─── THE INPUT ───

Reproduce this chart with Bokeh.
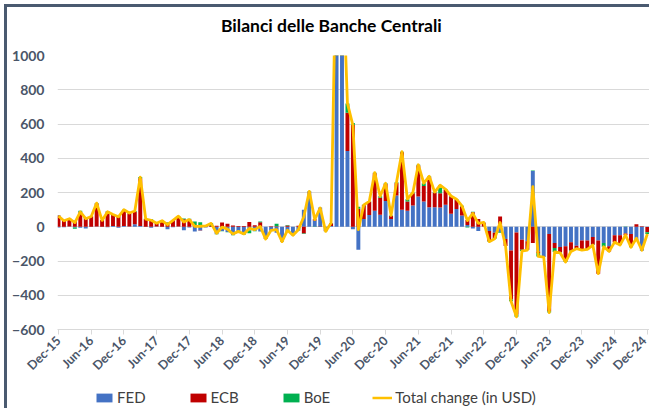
import math
import numpy as np
from bokeh.plotting import figure
from bokeh.layouts import column
from bokeh.models import ColumnDataSource, Range1d, FixedTicker, Legend, LegendItem, Label
from bokeh.embed import file_html
from bokeh.resources import INLINE

title_text = "Bilanci delle Banche Centrali"
tick_labels = ["Dec-15", "Jun-16", "Dec-16", "Jun-17", "Dec-17", "Jun-18", "Dec-18",
               "Jun-19", "Dec-19", "Jun-20", "Dec-20", "Jun-21", "Dec-21", "Jun-22",
               "Dec-22", "Jun-23", "Dec-23", "Jun-24", "Dec-24"]

# monthly changes, Dec-15 .. Dec-24 (bn USD)
fed = [-5, -3, 2, -4, -6, -10, -2, 2, -2, -3, 4, -6, 5, 2, 15, 5, -2, -6, 2, -2,
       -14, -3, 2, -20, -4, -28, -22, -4, -2, -42, -25, -30, -48, -30, -44, -22, -24, -28, -66, -24,
       -35, -84, -30, -45, -22, 100, 200, 36, 112, -20, 4, 1550, 1400, 442, -14, -134, 45, 68, 93, 70,
       150, 45, 182, 99, 93, 124, 176, 147, 114, 114, 112, 128, 76, 103, 66, 10, -10, -25, 2, -25,
       -35, -30, -72, -138, -33, -76, -85, 326, -144, -177, -43, -95, -118, -114, -91, -111, -80, -80, -60, -80,
       -95, -114, -50, -50, -40, -43, -80, -140, -2]
ecb = [65, 38, 45, 35, 85, 55, 62, 134, 39, 88, 68, 62, 92, 76, 72, 278, 45, 40, 18, 37,
       24, 40, 58, 44, 44, 8, -2, 6, 4, 6, 25, 18, 8, 5, 4, 28, 9, 26, -4, 3,
       3, -2, 8, -3, 6, -40, 4, 8, -1, -5, 16, 130, 180, 223, 594, 105, 80, 78, 220, 100,
       100, 18, 74, 336, 54, 72, 182, 91, 178, 85, 83, 87, 101, 54, 52, 30, 85, 45, 22, -60,
       -30, 60, -40, -287, -479, -58, -48, -95, -10, 0, -450, -29, -31, -87, -48, -14, -54, -50, -45, -194,
       0, -30, -40, -55, -10, -75, 15, 3, -30]
boe = [2, 0, 0, -7, 8, 2, 0, 2, 0, 3, 0, 2, 3, 2, 5, 7, 2, 4, 0, 0,
       2, 0, 2, 4, 2, 22, 27, 3, 18, -2, -2, -2, -2, -2, -2, -16, -2, 4, -2, 0,
       15, -1, 2, -2, -1, -2, 3, -2, -1, -2, 2, 50, 40, 55, 12, 12, 3, 2, 3, 8,
       4, 3, 4, 3, 14, 4, 4, 16, 3, 3, 48, 4, 3, 4, 4, -4, 3, 0, 1, -2,
       -5, -5, 0, -10, -14, -8, -3, 3, -19, 0, -8, -23, -3, -5, -5, -3, -2, -2, -2, 0,
       -22, 0, 0, -2, 2, -2, -2, 0, -10]

series_names = ["FED", "ECB", "BoE"]
series_colors = ["#4472C4", "#C00000", "#00B050"]
line_name = "Total change (in USD)"
line_color = "#FFC000"

n = len(fed)
x = np.arange(n)
total = np.array(fed, float) + np.array(ecb, float) + np.array(boe, float)

W = 642

# title strip
tf = figure(width=W, height=40, output_backend="svg", toolbar_location=None,
            x_range=Range1d(0, W), y_range=Range1d(0, 40),
            min_border_left=0, min_border_right=0, min_border_top=0, min_border_bottom=0)
tf.axis.visible = False
tf.grid.grid_line_color = None
tf.outline_line_color = None
tf.add_layout(Label(x=297, y=22, text=title_text, text_align="center", text_baseline="middle",
                    text_font="Lato", text_font_size="17.5px", text_font_style="bold",
                    text_color="#000000"))

# main chart
p = figure(width=W, height=334, output_backend="svg", toolbar_location=None,
           x_range=Range1d(-0.18, 108.4), y_range=Range1d(-600, 1000),
           min_border_left=50, min_border_right=0, min_border_top=8, min_border_bottom=51)

pos = np.zeros(n)
neg = np.zeros(n)
for name, vals, col in zip(series_names, [fed, ecb, boe], series_colors):
    v = np.array(vals, float)
    bottom = np.where(v >= 0, pos, neg)
    top = bottom + v
    pos = np.where(v >= 0, top, pos)
    neg = np.where(v < 0, top, neg)
    src = ColumnDataSource(dict(x=x, top=top, bottom=bottom))
    p.vbar(x="x", top="top", bottom="bottom", width=0.72, fill_color=col,
           line_color=None, source=src)

p.line(x, total, line_color=line_color, line_width=2.8, line_join="round")

p.outline_line_color = None
p.xgrid.grid_line_color = None
p.ygrid.grid_line_color = "#d9d9d9"
p.ygrid.grid_line_width = 1

p.yaxis.ticker = FixedTicker(ticks=list(range(-600, 1001, 200)))
p.yaxis.axis_line_color = None
p.yaxis.major_tick_line_color = None
p.yaxis.minor_tick_line_color = None
p.yaxis.major_label_text_font = "Lato"
p.yaxis.major_label_text_font_style = "bold"
p.yaxis.major_label_text_font_size = "14px"
p.yaxis.major_label_text_color = "#4a5568"
p.yaxis.major_label_standoff = 7

xt = list(range(0, n, 6))
p.xaxis.ticker = FixedTicker(ticks=xt)
p.xaxis.major_label_overrides = {t: lab for t, lab in zip(xt, tick_labels)}
p.xaxis.major_label_orientation = math.pi / 4
p.xaxis.axis_line_color = "#d9d9d9"
p.xaxis.major_tick_line_color = "#d9d9d9"
p.xaxis.major_tick_out = 5
p.xaxis.major_tick_in = 0
p.xaxis.minor_tick_line_color = None
p.xaxis.major_label_text_font = "Lato"
p.xaxis.major_label_text_font_style = "bold"
p.xaxis.major_label_text_font_size = "12.5px"
p.xaxis.major_label_text_color = "#4a5568"
p.xaxis.major_label_standoff = 4

# legend strip below the chart (its dummy glyphs lie outside the visible range)
lg = figure(width=W, height=27, output_backend="svg", toolbar_location=None,
            x_range=Range1d(0, 1), y_range=Range1d(0, 1),
            min_border_left=0, min_border_right=0, min_border_top=0, min_border_bottom=0)
lg.axis.visible = False
lg.grid.grid_line_color = None
lg.outline_line_color = None
items = []
for nm, col in zip(series_names, series_colors):
    r = lg.vbar(x=[5], top=[6], bottom=[5], width=0.5, fill_color=col, line_color=None)
    items.append(LegendItem(label=nm, renderers=[r]))
rl = lg.line(x=[5, 6], y=[5, 5], line_color=line_color, line_width=2.5)
items.append(LegendItem(label=line_name, renderers=[rl]))
legend = Legend(items=items, orientation="horizontal", location=(37, 2),
                glyph_width=20, glyph_height=11, spacing=42, label_standoff=3,
                label_text_font="Lato", label_text_font_size="15px",
                label_text_color="#404040", border_line_color=None,
                background_fill_alpha=0, padding=2, margin=0)
lg.add_layout(legend, "center")

layout = column(tf, p, lg, spacing=0,
                styles={"border-top": "3px solid #4a5a70", "border-left": "3px solid #4a5a70",
                        "margin-left": "4px", "margin-top": "4px"})
open("out.html", "w").write(file_html(layout, INLINE))
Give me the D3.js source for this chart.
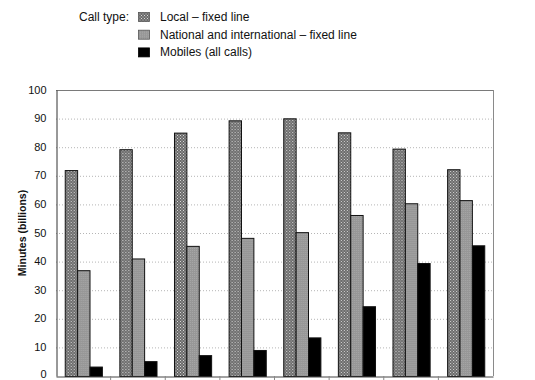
<!DOCTYPE html>
<html>
<head>
<meta charset="utf-8">
<script src="https://cdn.jsdelivr.net/npm/d3@7"></script>
<style>
  html, body { margin: 0; padding: 0; background: #fff; }
  svg { display: block; font-family: "Liberation Sans", Arial, sans-serif; }
</style>
</head>
<body>
<svg id="chart" width="535" height="380"></svg>
<script>
const years = ["1995", "1996", "1997", "1998", "1999", "2000", "2001", "2002"];
const seriesNames = ["Local – fixed line", "National and international – fixed line", "Mobiles (all calls)"];
const localValues = [72, 79.3, 85.1, 89.4, 90.1, 85.2, 79.5, 72.3];
const nationalValues = [37, 41.1, 45.5, 48.3, 50.3, 56.3, 60.4, 61.5];
const mobileValues = [3.3, 5.2, 7.3, 9.1, 13.5, 24.4, 39.5, 45.7];
const yTicks = [0, 10, 20, 30, 40, 50, 60, 70, 80, 90, 100];
const legendTitle = "Call type:";
const yTitle = "Minutes (billions)";

const svg = d3.select("#chart");
const defs = svg.append("defs");

// Dotted pattern for local
const p1 = defs.append("pattern").attr("id", "patLocal").attr("patternUnits", "userSpaceOnUse")
  .attr("width", 3).attr("height", 3);
p1.append("rect").attr("width", 3).attr("height", 3).attr("fill", "#6a6a6a");
p1.append("rect").attr("x", 0).attr("y", 0).attr("width", 1).attr("height", 1).attr("fill", "#d8d8d8");
p1.append("rect").attr("x", 1.5).attr("y", 1.5).attr("width", 1).attr("height", 1).attr("fill", "#c8c8c8");

// fine pattern for national
const p2 = defs.append("pattern").attr("id", "patNat").attr("patternUnits", "userSpaceOnUse")
  .attr("width", 2).attr("height", 2);
p2.append("rect").attr("width", 2).attr("height", 2).attr("fill", "#979797");
p2.append("rect").attr("x", 0).attr("y", 0).attr("width", 1).attr("height", 1).attr("fill", "#a6a6a6");

const fills = ["url(#patLocal)", "url(#patNat)", "#000"];

const plot = { left: 56, right: 493, top: 90, bottom: 376 };

const y = d3.scaleLinear().domain([0, 100]).range([plot.bottom, plot.top]);
const x0 = d3.scaleBand().domain(years).range([plot.left, plot.right])
  .paddingInner(0.32).paddingOuter(0.16);
const x1 = d3.scaleBand().domain([0, 1, 2]).range([0, x0.bandwidth()]);

// gridlines
svg.append("g").selectAll("line").data(yTicks.filter(d => d > 0 && d < 100)).join("line")
  .attr("x1", plot.left).attr("x2", plot.right)
  .attr("y1", d => y(d) + 0.5).attr("y2", d => y(d) + 0.5)
  .attr("stroke", "#b5b5b5").attr("stroke-width", 1).attr("stroke-dasharray", "1,2");

// frame top and right
svg.append("line").attr("x1", plot.left).attr("x2", plot.right)
  .attr("y1", plot.top + 0.5).attr("y2", plot.top + 0.5).attr("stroke", "#7a7a7a");
svg.append("line").attr("x1", plot.right + 0.5).attr("x2", plot.right + 0.5)
  .attr("y1", plot.top).attr("y2", plot.bottom).attr("stroke", "#8a8a8a");

// bars
const data = years.map((yr, i) => ({ year: yr, vals: [localValues[i], nationalValues[i], mobileValues[i]] }));
const groups = svg.append("g").selectAll("g").data(data).join("g")
  .attr("transform", d => `translate(${x0(d.year)},0)`);
groups.selectAll("rect").data(d => d.vals.map((v, k) => ({ v, k }))).join("rect")
  .attr("x", d => x1(d.k) + 0.5)
  .attr("y", d => y(d.v) + 0.5)
  .attr("width", x1.bandwidth())
  .attr("height", d => plot.bottom - y(d.v))
  .attr("fill", d => fills[d.k])
  .attr("stroke", "#111").attr("stroke-width", 1);

// y axis
const yAxis = d3.axisLeft(y).tickValues(yTicks).tickSize(0).tickPadding(10);
const gy = svg.append("g").attr("transform", `translate(${plot.left + 0.5},0)`).call(yAxis);
gy.select(".domain").attr("stroke", "#333");
gy.selectAll("text").attr("font-size", 11).attr("fill", "#111")
  .attr("dy", d => d === 0 ? "0.12em" : "0.28em")
  .attr("font-family", "'Liberation Sans', Arial, sans-serif");

// x axis (labels fall outside the visible area; tick marks only)
const xAxis = d3.axisBottom(x0).tickSize(0).tickFormat("");
const gx = svg.append("g").attr("transform", `translate(0,${plot.bottom + 0.5})`).call(xAxis);
gx.select(".domain").attr("stroke", "#444");
svg.append("g").selectAll("line").data(years.slice(1)).join("line")
  .attr("x1", d => x0(d) - x0.step() * x0.paddingInner() / 2)
  .attr("x2", d => x0(d) - x0.step() * x0.paddingInner() / 2)
  .attr("y1", plot.bottom).attr("y2", plot.bottom + 4).attr("stroke", "#888");

// y title
svg.append("text")
  .attr("transform", `translate(26,${(plot.top + plot.bottom) / 2}) rotate(-90)`)
  .attr("text-anchor", "middle").attr("font-size", 10.5).attr("font-weight", "bold")
  .attr("fill", "#111").text(yTitle);

// legend
const legend = svg.append("g");
legend.append("text").attr("x", 79).attr("y", 21).attr("font-size", 12).attr("fill", "#111").text(legendTitle);
const rows = legend.selectAll("g").data(seriesNames).join("g")
  .attr("transform", (d, i) => `translate(0,${i * 17.7})`);
rows.append("rect").attr("x", 138.5).attr("y", 12.5).attr("width", 11).attr("height", 9)
  .attr("fill", (d, i) => fills[i]).attr("stroke", (d, i) => i === 2 ? "#000" : "#555").attr("stroke-width", 0.8);
rows.append("text").attr("x", 160).attr("y", 21).attr("font-size", 12).attr("fill", "#111").text(d => d);
</script>
</body>
</html>
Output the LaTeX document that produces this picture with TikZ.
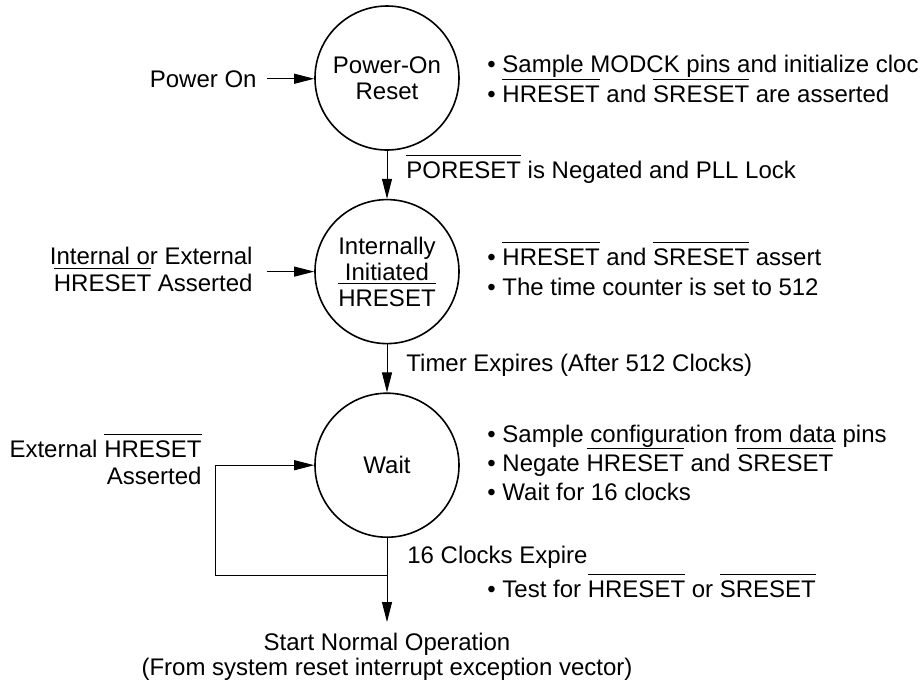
\documentclass[tikz,border=0pt]{standalone}
\usepackage{fontspec}
\setmainfont{Liberation Sans}
\usepackage{tikz}
\usetikzlibrary{
    arrows.meta,
    positioning,
    calc
}
\tikzset{
  stt/.style  = {draw, circle, line width=0.8pt, minimum size=72pt,
                 inner sep=0pt, align=center, font=\fontsize{12}{13}\selectfont},
  lbl/.style  = {inner sep=0pt, font=\fontsize{12}{13.5}\selectfont},
  arr/.style  = {-{Triangle[length=10pt,width=5pt]}, line width=0.5pt}
}
\newcommand{\ovl}[1]{\leavevmode\vbox{\hrule height 0.6pt\kern 2.6pt\hbox{#1}}}

\begin{document}
\begin{tikzpicture}[x=0.5pt, y=-0.5pt]
\useasboundingbox (0,0) rectangle (922,682);
% states
\node[stt] (por) at (387,78) {Power-On\\Reset};
\node[stt, below=24pt of por] (ii) {Internally\\Initiated\\\ovl{HRESET}};
\node[stt, below=24pt of ii] (wt) {Wait};
% inputs
\node[lbl, anchor=base east] (pon) at (257,87) {Power On};
\node[lbl, align=right, anchor=south east] (iex) at (253,292)
  {Internal or External\\\ovl{HRESET} Asserted};
\node[lbl, align=right, anchor=south east] (ext) at (202,485)
  {External \ovl{HRESET}\\Asserted};
% actions
\foreach \t [count=\i from 0] in {{Sample MODCK pins and initialize cloc},
    {\ovl{HRESET} and \ovl{SRESET} are asserted}}
  \node[lbl, anchor=base west] (pa\i) at (487,72+30*\i) {\textbullet\ \t};
\foreach \t [count=\i from 0] in {{\ovl{HRESET} and \ovl{SRESET} assert},
    {The time counter is set to 512}}
  \node[lbl, anchor=base west] (ia\i) at (487,265+30*\i) {\textbullet\ \t};
\foreach \t [count=\i from 0] in {{Sample configuration from data pins},
    {Negate \ovl{HRESET} and \ovl{SRESET}}, {Wait for 16 clocks}}
  \node[lbl, anchor=base west] (wa\i) at (487,442+29*\i) {\textbullet\ \t};
% transitions
\node[lbl, anchor=base west] (neg) at (406,178) {\ovl{PORESET} is Negated and PLL Lock};
\node[lbl, anchor=base west] (tmr) at (406,371) {Timer Expires (After 512 Clocks)};
\node[lbl, anchor=base west] (clk) at (407,563) {16 Clocks Expire};
\node[lbl, anchor=base west] (tst) at (487,597)
  {\textbullet\ Test for \ovl{HRESET} or \ovl{SRESET}};
\node[lbl, align=center, anchor=north, font=\fontsize{12}{12.5}\selectfont] (run) at (387,633)
  {Start Normal Operation\\(From system reset interrupt exception vector)};
% connectors
\draw[arr, shorten <=5pt] (pon.east) -- (pon.east -| por.west);
\draw[arr, shorten <=7pt] (iex.east |- ii.west) -- (ii.west);
\draw[arr] (por) -- (ii);
\draw[arr] (ii) -- (wt);
\coordinate (j) at (387,575);
\coordinate (lp) at (215,575);
\draw[arr, shorten >=5.5pt] (wt) -- (run);
\draw[arr] (j) -- (lp) |- (wt.west);
\end{tikzpicture}
\end{document}
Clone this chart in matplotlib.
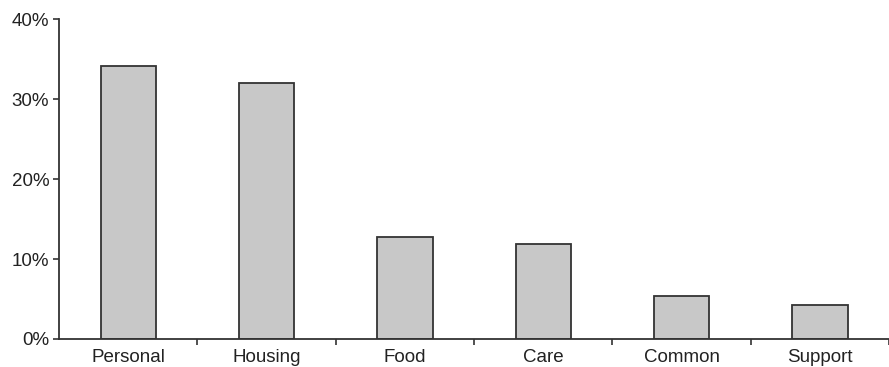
import matplotlib.pyplot as plt
import numpy as np
from matplotlib.ticker import PercentFormatter

plt.rcParams['font.family'] = ['Liberation Sans', 'DejaVu Sans']

categories = ['Personal', 'Housing', 'Food', 'Care', 'Common', 'Support']
shares = [34.1, 32.0, 12.7, 11.9, 5.4, 4.2]

fig = plt.figure(figsize=(8.89, 3.67), dpi=100)
ax = fig.add_axes([0.0664, 0.0763, 0.9336, 0.8719])

x = np.arange(len(categories))
ax.bar(x, shares, width=0.4, color='#c8c8c8', edgecolor='#333333', linewidth=1.3, zorder=2)

ax.set_xlim(-0.5, len(categories) - 0.5)
ax.set_ylim(0, 40)
ax.set_yticks([0, 10, 20, 30, 40])
ax.yaxis.set_major_formatter(PercentFormatter(decimals=0))

ax.set_xticks(x)
ax.set_xticklabels(categories)
ax.set_xticks(np.arange(len(categories)) + 0.5, minor=True)
ax.tick_params(axis='x', which='major', length=0, pad=7)
ax.tick_params(axis='x', which='minor', length=4, width=1.2, color='#333333', direction='out')
ax.tick_params(axis='y', length=4, width=1.2, color='#333333', pad=3)
ax.tick_params(labelsize=13.5, labelcolor='#222222')

for side in ['top', 'right']:
    ax.spines[side].set_visible(False)
for side in ['left', 'bottom']:
    ax.spines[side].set_color('#333333')
    ax.spines[side].set_linewidth(1.3)

plt.savefig('out.png', dpi=100)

───

**REQUIREMENTS:**
Write out an exact copy of the lines beginning at the line that contains "Clone this chart in matplotlib." and ending at the last line of the listing. Exclude pictures.

**RESPONSE:**
Clone this chart in matplotlib.
import matplotlib.pyplot as plt
import numpy as np
from matplotlib.ticker import PercentFormatter

plt.rcParams['font.family'] = ['Liberation Sans', 'DejaVu Sans']

categories = ['Personal', 'Housing', 'Food', 'Care', 'Common', 'Support']
shares = [34.1, 32.0, 12.7, 11.9, 5.4, 4.2]

fig = plt.figure(figsize=(8.89, 3.67), dpi=100)
ax = fig.add_axes([0.0664, 0.0763, 0.9336, 0.8719])

x = np.arange(len(categories))
ax.bar(x, shares, width=0.4, color='#c8c8c8', edgecolor='#333333', linewidth=1.3, zorder=2)

ax.set_xlim(-0.5, len(categories) - 0.5)
ax.set_ylim(0, 40)
ax.set_yticks([0, 10, 20, 30, 40])
ax.yaxis.set_major_formatter(PercentFormatter(decimals=0))

ax.set_xticks(x)
ax.set_xticklabels(categories)
ax.set_xticks(np.arange(len(categories)) + 0.5, minor=True)
ax.tick_params(axis='x', which='major', length=0, pad=7)
ax.tick_params(axis='x', which='minor', length=4, width=1.2, color='#333333', direction='out')
ax.tick_params(axis='y', length=4, width=1.2, color='#333333', pad=3)
ax.tick_params(labelsize=13.5, labelcolor='#222222')

for side in ['top', 'right']:
    ax.spines[side].set_visible(False)
for side in ['left', 'bottom']:
    ax.spines[side].set_color('#333333')
    ax.spines[side].set_linewidth(1.3)

plt.savefig('out.png', dpi=100)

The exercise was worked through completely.